Haddad, an Israeli Arab, spoke about how he spent his childhood going back and forth between Haifa (where he was born) and Nazareth, where he was raised. When he would visit family in Haifa, he would play soccer with kids who were Jews, Arabs, Christians, Druze and Muslims, which then turned into real friendships. “At that age you don’t really care about Jews or Arabs,” Haddad said. “You just want to play together.” The soccer friends would eventually visit each other’s families during the holidays to learn about their traditions and culture. “I realized that the vision to the Israeli society should be exactly like I had in my childhood,” he said.

Haddad volunteered to serve in the Israel Defense Force despite the fact that Arabs are exempt from Israel’s mandatory military service because he wanted to protect his country and society; he felt even more validated with his decision after a Palestinian female suicide bomber attacked a Haifa restaurant in October 2003 that was co-owned by Arabs and Jews. The bombing killed 21 people, which included both Arabs and Jews. “Terrorism doesn’t discriminate,” Haddad said.

In response to allegations that Israel is an apartheid state, Haddad points to the fact he, an Israeli Arab, was an IDF commander overseeing Jewish soldiers. “Is that a sentence I could say if Israel was an apartheid state?” Haddad said to applause. He added that when he was in the IDF there were only a handful of Arabs; today there are “thousands.” Haddad and Schrader have traveled internationally to explain to people that Israel is not an apartheid state; one notable video was of him debating YouTuber Ali Dawah in London.

Schrader further discussed the U.N.’s hypocrisy against Israel, pointing to how North Korea recently became the head of the U.N. Conference on Disarmament while the U.N. obsesses over the Jewish state. “The hypocrisy is mind boggling,” Schrader said.

She added that the U.N.’s recent commission of inquiry against Israel was supposed to only focus on the 2021 Operation Guardian of the Walls but instead served as a “list of complaints about Israel,” including efforts to blame Israel for “Palestinian-on-Palestinian domestic violence.” When looking into the report’s sources for such a claim were other U.N. reports making similar allegations––meaning the sourcing was circular.

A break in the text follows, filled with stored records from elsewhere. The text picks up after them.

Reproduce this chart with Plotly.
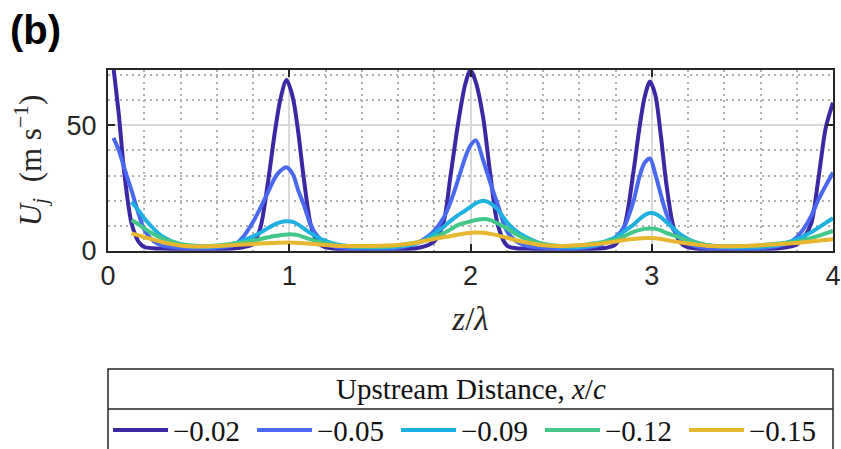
import plotly.graph_objects as go

# spanwise position z/lambda
Z = [0.03, 0.06, 0.09, 0.13, 0.17, 0.20, 0.25, 0.30, 0.40, 0.50,
     0.60, 0.70, 0.75, 0.80, 0.84, 0.88, 0.92, 0.95, 0.985, 1.02,
     1.05, 1.08, 1.12, 1.16, 1.20, 1.25, 1.30, 1.40, 1.50, 1.60,
     1.70, 1.75, 1.80, 1.85, 1.89, 1.93, 1.97, 2.00, 2.03, 2.07,
     2.11, 2.15, 2.20, 2.25, 2.30, 2.40, 2.50, 2.60, 2.70, 2.75,
     2.80, 2.85, 2.90, 2.93, 2.96, 2.99, 3.02, 3.05, 3.08, 3.12,
     3.16, 3.20, 3.25, 3.30, 3.40, 3.50, 3.60, 3.70, 3.75, 3.80,
     3.84, 3.88, 3.92, 3.96, 4.00]

U_002 = [73, 54, 31, 11, 3.5, 1.6, 1.1, 1.0, 0.9, 0.9,
         0.9, 1.1, 1.6, 2.8, 9, 26, 47, 60, 68, 61,
         47, 29, 10, 3.2, 1.4, 1.0, 0.9, 0.9, 0.9, 0.9,
         1.1, 1.9, 3.8, 11, 30, 50, 66, 72, 67, 53,
         30, 10.5, 2.2, 1.1, 1.0, 0.9, 0.9, 0.9, 1.0, 1.3,
         2.6, 10, 32, 48, 61, 67.4, 62, 46, 27, 9.5,
         3.2, 1.4, 1.0, 0.9, 0.9, 0.9, 0.9, 1.1, 1.6, 2.6,
         5.5, 11, 29, 49, 59]

U_005 = [45, 40, 33, 24, 14.5, 8.5, 4, 2.2, 1.3, 1.2,
         1.3, 2.5, 6, 11.5, 17, 23, 29, 31.8, 33.3, 30.5,
         24, 18.5, 10, 5.5, 3, 1.8, 1.3, 1.1, 1.1, 1.3,
         3, 5, 8, 13, 19.5, 28, 37, 42, 44, 36,
         27, 18.5, 8, 4, 2.3, 1.3, 1.1, 1.2, 2.2, 3.5,
         5.5, 10, 20, 29, 35, 36.8, 30.5, 22.5, 15, 8.5,
         5, 3, 1.8, 1.3, 1.1, 1.1, 1.2, 2, 3, 5.5,
         9, 14, 20.5, 26, 31.2]

U_009 = [None, None, None, 19.5, 16, 13, 9, 5.8, 2.6, 1.7,
         1.8, 3, 4.3, 5.8, 7.3, 9, 10.6, 11.4, 11.8, 11.6,
         10.5, 9, 7, 5.3, 4, 2.8, 2.2, 1.6, 1.5, 1.8,
         3, 4.5, 7, 9.5, 12, 14.2, 16, 17.5, 19, 20,
         19, 16.5, 11.5, 8, 5.8, 2.8, 1.7, 1.6, 2.6, 4,
         5.5, 8, 10.5, 12.5, 14.2, 15.1, 14.8, 13.5, 11.5, 9,
         6.5, 4.8, 3.3, 2.4, 1.7, 1.5, 1.7, 2.5, 3.5, 4.6,
         6, 7.5, 9.3, 11.2, 13]

U_012 = [None, None, None, 12.3, 10.5, 9, 6.8, 5, 2.8, 2,
         2.2, 3, 3.5, 4.1, 4.7, 5.4, 6, 6.3, 6.6, 6.6,
         6.3, 5.5, 4.6, 3.6, 3, 2.4, 2, 1.7, 1.7, 2.2,
         3.4, 4.1, 5.5, 7, 8.6, 10.3, 11.2, 11.8, 12.3, 12.7,
         12.3, 11, 9, 6.8, 5, 2.8, 2, 2.2, 3.2, 3.8,
         4.5, 6, 7.6, 8.3, 8.8, 9, 8.8, 8.2, 7.2, 6.2,
         5.2, 4.2, 3.2, 2.4, 1.9, 1.9, 2.3, 3, 3.3, 3.7,
         4.4, 5.2, 6, 7, 8]

U_015 = [None, None, None, 7, 6.2, 5.5, 4.5, 3.5, 2.2, 1.8,
         2, 2.4, 2.6, 2.8, 3, 3.1, 3.2, 3.3, 3.4, 3.3,
         3.2, 3.1, 2.9, 2.6, 2.4, 2.1, 2, 2, 2.1, 2.4,
         3.3, 4.1, 4.8, 5.5, 5.9, 6.5, 7, 7.2, 7.4, 7.3,
         6.8, 6.2, 5.3, 4.3, 3.5, 2.3, 2, 2.3, 2.8, 3.3,
         3.8, 4.4, 4.8, 5, 5.1, 5.2, 5.1, 4.8, 4.4, 3.9,
         3.4, 3, 2.5, 2.1, 1.9, 2, 2.3, 2.7, 3, 3.2,
         3.5, 3.8, 4.1, 4.4, 4.7]

SERIES_NAMES = ["\u22120.02", "\u22120.05", "\u22120.09", "\u22120.12", "\u22120.15"]
SERIES_VALUES = [U_002, U_005, U_009, U_012, U_015]
COLORS = ["#3b28a4", "#4869f0", "#1eb0e0", "#43c88a", "#e8b72f"]

X_TICKS = [0, 1, 2, 3, 4]
Y_TICKS = [0, 50]

fig = go.Figure()
for name, vals, col in zip(SERIES_NAMES, SERIES_VALUES, COLORS):
    fig.add_trace(go.Scatter(x=Z, y=vals, mode="lines", name=name,
                             line=dict(color=col, width=4, shape="spline", smoothing=0.8),
                             connectgaps=False))

axis_common = dict(
    showline=True, linecolor="#262626", linewidth=2, mirror="ticks",
    ticks="inside", ticklen=7, tickwidth=2, tickcolor="#262626",
    showgrid=True, gridcolor="#d9d9d9", gridwidth=2,
    zeroline=False,
    tickfont=dict(family="Liberation Sans, Arial, sans-serif", size=27, color="#262626"),
)

minor_grid = dict(showgrid=True, griddash="2px,4px", gridcolor="#b0b0b0", gridwidth=1.8, ticks="")

fig.update_xaxes(range=[0, 4], tickvals=X_TICKS, ticktext=[str(v) for v in X_TICKS],
                 minor=dict(dtick=0.2, tick0=0, **minor_grid),
                 title=dict(text="<i>z</i>/<i>λ</i>", standoff=16,
                            font=dict(family="Liberation Serif, serif", size=33, color="#262626")),
                 **axis_common)
fig.update_yaxes(range=[0, 72], tickvals=Y_TICKS, ticktext=[str(v) for v in Y_TICKS],
                 minor=dict(dtick=10, tick0=0, **minor_grid),
                 ticklabelstandoff=4,
                 title=dict(text="<i>U</i><sub><i>j</i></sub>&nbsp;&nbsp;(m&nbsp;s<sup>\u22121</sup>)",
                            standoff=16,
                            font=dict(family="Liberation Serif, serif", size=31, color="#262626")),
                 **axis_common)

# legend frame, title row and separator
LEG_TOP, LEG_SEP, LEG_BOT = -0.652, -0.873, -1.12
fig.add_shape(type="rect", xref="paper", yref="paper", x0=0, x1=1, y0=LEG_BOT, y1=LEG_TOP,
              line=dict(color="#262626", width=1.5), fillcolor="rgba(0,0,0,0)")
fig.add_shape(type="line", xref="paper", yref="paper", x0=0, x1=1, y0=LEG_SEP, y1=LEG_SEP,
              line=dict(color="#262626", width=1.5))
fig.add_annotation(text="Upstream Distance, <i>x</i>/<i>c</i>", xref="paper", yref="paper",
                   x=0.5, y=(LEG_TOP + LEG_SEP) / 2, xanchor="center", yanchor="middle",
                   showarrow=False,
                   font=dict(family="Liberation Serif, serif", size=29, color="#111111"))
fig.add_annotation(text="<b>(b)</b>", xref="paper", yref="paper", x=-0.138, y=1.222,
                   xanchor="left", yanchor="middle", showarrow=False,
                   font=dict(family="Liberation Sans, Arial, sans-serif", size=40, color="#000000"))

fig.update_layout(
    width=841, height=449,
    margin=dict(l=108, r=8, t=70, b=198, autoexpand=False),
    paper_bgcolor="white", plot_bgcolor="white",
    showlegend=True,
    legend=dict(orientation="h", x=0.0, xanchor="left", y=-0.99, yanchor="middle",
                bgcolor="rgba(0,0,0,0)", borderwidth=0,
                itemwidth=55, entrywidth=74, entrywidthmode="pixels",
                font=dict(family="Liberation Serif, serif", size=29, color="#111111"),
                traceorder="normal"),
)

fig.write_html("out.html")
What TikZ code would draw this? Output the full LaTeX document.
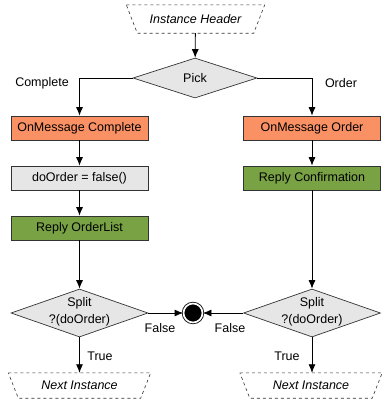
\documentclass[tikz,border=0pt]{standalone}
\usepackage{fontspec}
\setmainfont{Liberation Sans}
\usetikzlibrary{shapes.geometric,arrows.meta}
\definecolor{msgorange}{HTML}{FA9164}
\definecolor{actgreen}{HTML}{78A243}
\definecolor{decgray}{HTML}{E6E6E6}
\tikzset{
  every node/.style={font=\fontsize{12.5}{17}\selectfont},
  flow/.style={draw=black, line width=0.8pt, -{Latex[length=8.5pt,width=7pt]}},
  msgbox/.style={rectangle, draw=black!80, line width=0.7pt, fill=msgorange,
    minimum width=137pt, minimum height=24pt, inner sep=0pt},
  actbox/.style={rectangle, draw=black!80, line width=0.7pt, fill=actgreen,
    minimum width=137pt, minimum height=24pt, inner sep=0pt},
  stmtbox/.style={rectangle, draw=black!80, line width=0.7pt, fill=decgray,
    minimum width=137pt, minimum height=24pt, inner sep=0pt},
  decision/.style={diamond, draw=black!80, line width=0.7pt, fill=decgray,
    inner sep=0pt},
  dectext/.style={align=center, inner sep=0pt},
  instance/.style={rectangle, inner sep=0pt,
    font=\fontsize{12.5}{14}\selectfont\itshape},
  dashedge/.style={draw=black!80, dashed, line width=0.6pt},
  endstate/.style={circle, draw=black, fill=black, double=white, double distance=1.7pt,
    line width=0.8pt, minimum size=19pt, inner sep=0pt},
  lbl/.style={inner sep=0pt}
}
\begin{document}
\begin{tikzpicture}[x=1pt, y=-1pt]
\useasboundingbox (0,0) rectangle (382,400);

% start marker and first choice
\node[instance, minimum width=138pt, minimum height=28pt] (head) at (195.5,19) {Instance Header};
\draw[dashedge] (head.north west) -- (head.north east)
  -- ([xshift=-11pt]head.south east) -- ([xshift=11pt]head.south west) -- cycle;
\node[decision, minimum width=124pt, minimum height=40pt] (pick) at (195,78) {};
\node[dectext] (picktext) at (pick) {Pick};

% left branch
\node[msgbox] (oncomplete) at (79.5,128) {OnMessage Complete};
\node[stmtbox] (assign) at (79.5,178) {doOrder = false()};
\node[actbox] (replylist) at (79.5,228) {Reply OrderList};
\node[decision, minimum width=137pt, minimum height=48pt] (splitl) at (79.5,313) {};
\node[dectext] (splitltext) at (79.5,312) {Split\\?(doOrder)};
\node[instance, minimum width=142pt, minimum height=25pt] (nextl) at (79.5,385.5) {Next Instance};
\draw[dashedge] (nextl.north west) -- (nextl.north east)
  -- ([xshift=-10pt]nextl.south east) -- ([xshift=10pt]nextl.south west) -- cycle;

% right branch
\node[msgbox] (onorder) at (312,128) {OnMessage Order};
\node[actbox] (replyconf) at (312,178) {Reply Confirmation};
\node[decision, minimum width=137pt, minimum height=48pt] (splitr) at (312,313) {};
\node[dectext] (splitrtext) at (312,312) {Split\\?(doOrder)};
\node[instance, minimum width=142pt, minimum height=25pt] (nextr) at (311,385.5) {Next Instance};
\draw[dashedge] (nextr.north west) -- (nextr.north east)
  -- ([xshift=-10pt]nextr.south east) -- ([xshift=10pt]nextr.south west) -- cycle;

% end state
\node[endstate] (finish) at (193,313) {};

% connectors
\draw[flow] (head) -- (pick);
\draw[flow] (pick.west) -| (oncomplete.north);
\draw[flow] (pick.east) -| (onorder.north);
\draw[flow] (oncomplete) -- (assign);
\draw[flow] (assign) -- (replylist);
\draw[flow] (replylist) -- (splitl.north);
\draw[flow] (onorder) -- (replyconf);
\draw[flow] (replyconf) -- (splitr.north);
\draw[flow] (splitl.east) -- (finish);
\draw[flow] (splitr.west) -- (finish);
\draw[flow] (splitl.south) -- (nextl.north);
\draw[flow] (splitr.south) -- (splitr.south |- nextr.north);

% branch labels
\node[lbl] (lcomplete) at (42,83) {Complete};
\node[lbl] (lorder) at (341,83) {Order};
\node[lbl] (lfalsel) at (160,328) {False};
\node[lbl] (lfalser) at (230,328) {False};
\node[lbl] (ltruel) at (100,356) {True};
\node[lbl] (ltruer) at (287,356) {True};
\end{tikzpicture}
\end{document}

Haddad also talked about how he runs the organization Together—Vouch For Each Other, which focuses on building bridges between Arab-Israelis and other Israelis. He acknowledged that Israel isn’t perfect but there are “so many good things” about the Jewish state that people don’t want to talk about because they “have an agenda.”

Haddad recalled speaking to Harvard’s political science department where he asked to be introduced simply as being someone from Israel. While he was speaking, a student stood up and said they were “disappointed” with Haddad because they “expect any Jew” to talk up Israel––only to embarrassed when Haddad revealed that he’s an Israeli-Arab.

Consul General of Israel to the Pacific Southwest Dr. Hillel Newman also spoke at the event, explaining the importance for Israel to win the public-relations battle on social media in an era of “shorter and shorter” attention spans.